Ten on Tuesday – books that have stayed with me editition

A subject close to my heart. Reading. Oh, how I love to open and book and lose myself between it’s ‘lids’ as Professor Bhaer calls them, (name that book). How I miss being able to read for hours uninterrupted; as much as I love Peanut, that wee man has disrupted my life more than I thought possible, but that’s a whole other blog post on the harsh realities of parenting. It’s been rattling around in my head for a while, so it may fall out soon.
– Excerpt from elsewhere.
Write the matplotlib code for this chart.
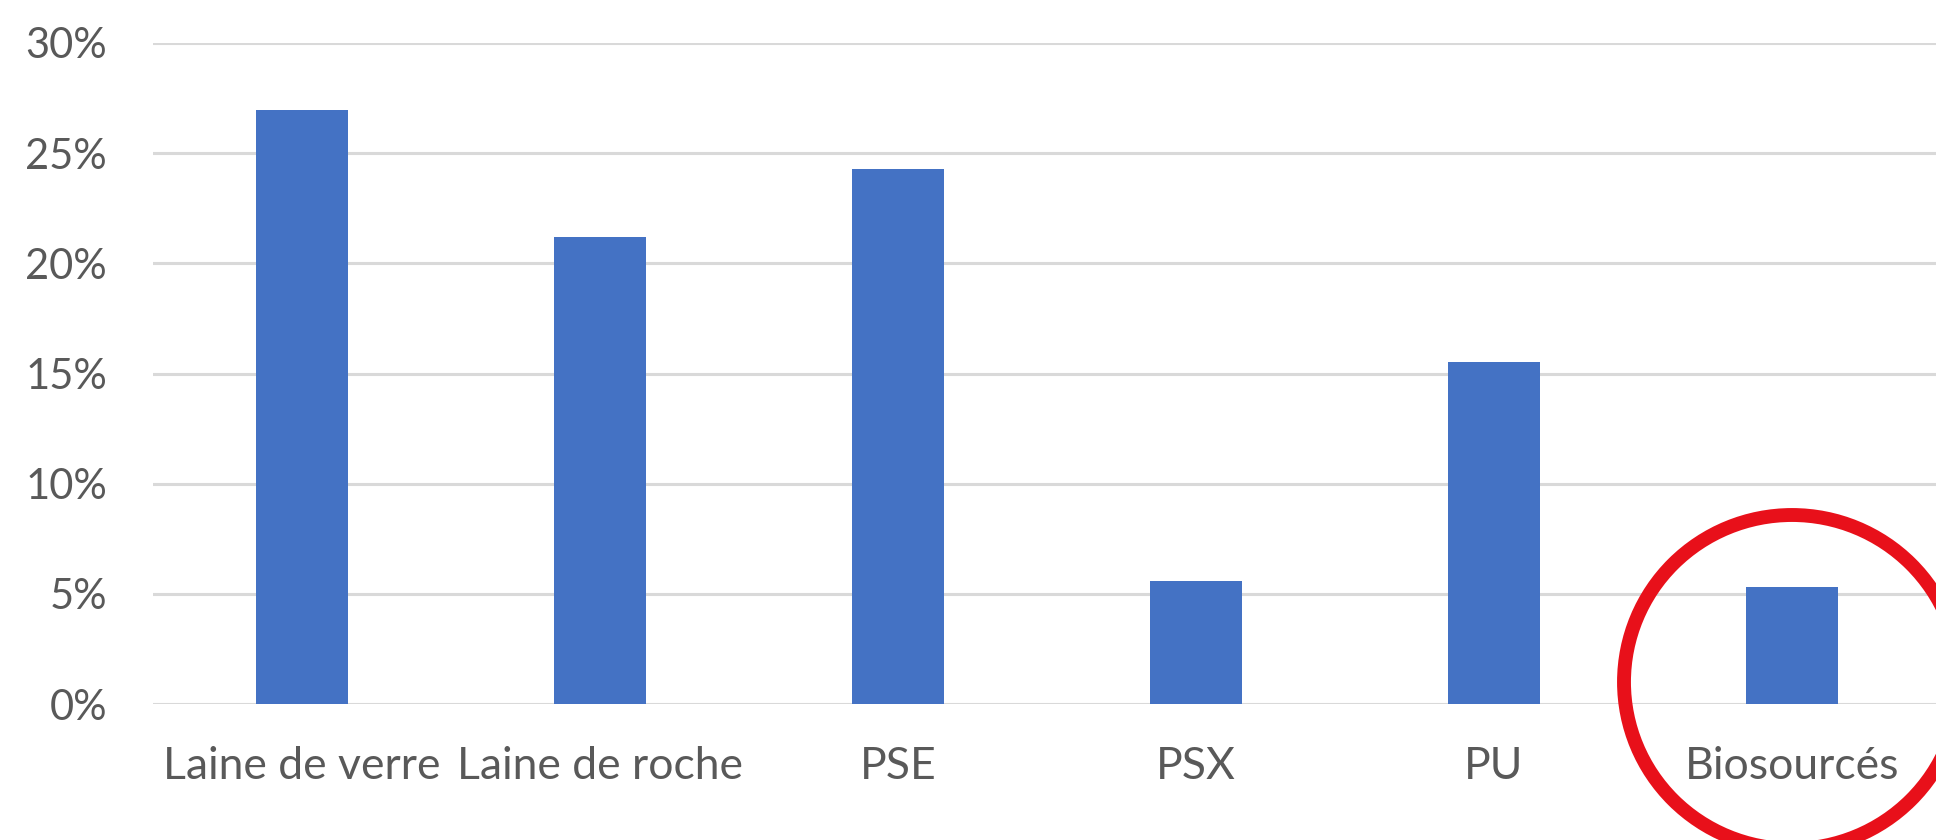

Anyhoo, Carole this week asked for ten books that have stayed with you. Like her, I think I’m going to struggle with this one, how on earth do I curtail this to ten? I’ll give it a go, and in no particular order, I’ve tried to choose books that I literally couldn’t put down. Books that interrupted my life where I stayed up to read them, or books that broke me open:

  1. Lucky Man – Michael J Fox. I nearly missed my train reading this book, and wept copiously over it, so much, my copy looks like I dropped it in the bath.
  2. On Beauty – Zadie Smith. I cannot tell you how much I love this, I re-read it every year and get more out of it every time, (as an aside, my book club is meeting on Monday to discuss her new novel NW, to say I was bitterly disappointed in it would be an understatement)
  3. Moab Is My Washpot – Stephen Fry. I am the proud owner of a signed copy of this, he signed it after Hubs and I went to see him talk in Melbourne a couple of years ago. I was close enough to pat him on his tummy thank you, and slip a note into his bag telling him how wonderful I thought he was. I’d also have his babies if he’d let me, and have been saying that for longer than the bint did on that you tube video (she said darkly).
  4. Pride and Prejudice – Jane Austen. If you’ve not read this, why not?
  5. The Color Purple – Alice Walker. If you not read this, why the hell not?
  6. Possession – AS Byatt. This is possibly my favourite book. I recommend it to everyone, with trepidation, because if you don’t like it, I’m not sure I can then like you. Luckily, everyone who’s read it, loves it – phew! It’s a perfect winter book, you cannot skim any of it, you have to read, wallow and relish every single word.
  7. The Measure of A Man – Sidney Poitier. How I love this man, words can’t do him justice, but gosh he’s an inspiration.
  8. Down Came The Rain – Brooke Shields. On the outside the lady looked like she had everything, on the inside she was so broken, it took a long time for her to find the pieces of herself and put them back together again. Raw, open, honest, I read it in one sitting.
  9. Stop Thinking, Start Living – Richard Carlson. Singularly the most important book I read when my first marriage was imploding. I learnt that I was enough, just me, as I was. I re-read it every year, my copy is heavily marked, loved, bashed and battered (a bit like me really). I buy it for people, recommend it all the time. If you’re struggling with depression, this could be your life saver.
  10. In Defence of Food – Michael Pollan. This changed my food and eating habits quicker than anything else I’ve ever read. Scary stuff.

All this and before I get to any of the other fiction books I love? Cold Comfort Farm, Mapp and Lucia (I am so excited for the new BBC adaptation), Sue Grafton. I could go on and on, but I’ll leave you this.

A lifetime ago I lived in Winchester, I worked at a bookshop (I know right, talk about my dream job). We also had a fantastic Oxfam second-hand bookshop in the town. I’d regularly visit, both to drop books off and to peruse their stock. After wondering around for a bit on one visit, I found a book I’d not read in ages. I brought it, opened it on the bus on the way home and found my name in it. That’s another book that won’t leave me, alas I can’t remember what one now, I wish I could. I just remember falling about laughing.